High-Voltage, Room-Temperature Liquid Metal Flow Battery Enabled by Na-K vertical bar K-beta ''-Alumina Stability

Flow batteries are a compelling grid-scale energy storage technology because the stored energy is decoupled from the system power. Aqueous redox flow batteries (RFBs), however, are limited by low open-circuit voltages (OCVs). Replacing the aqueous negative electrolyte (negolyte) with liquid alkali metals-of which Na-K, a room-temperature liquid metal alloy, is attractive-would increase the OCV considerably. However, a suitable solid electrolyte has not been reported for Na-K. Here we show that K-beta ''-alumina is a selective and robust K+ ion conductor in contact with Na-K, to which it is stable with minimal exchange of Na.
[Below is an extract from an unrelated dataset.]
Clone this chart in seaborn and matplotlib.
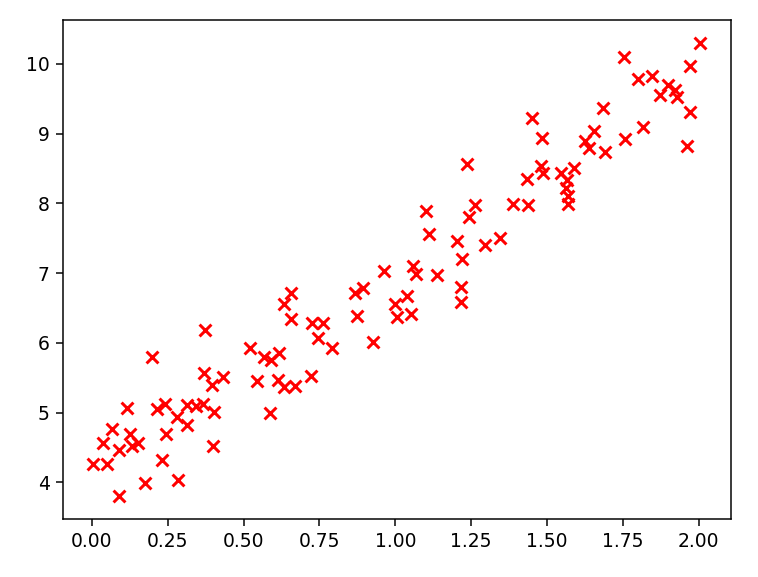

We report the cycling of cells with OCVs of 3.1-3.4 V employing aqueous and nonaqueous positive electrolytes (posolytes), and power density tests showing promising maximum power densities of 65 mW cm(-2) at 22 degrees C and >100 mW cm(-2) at 57 degrees C, ohmically limited by 330-mu m K-beta ''-alumina membranes. Further development of Na-K vertical bar K-beta ''-alumina batteries could unlock cost-effective energy storage.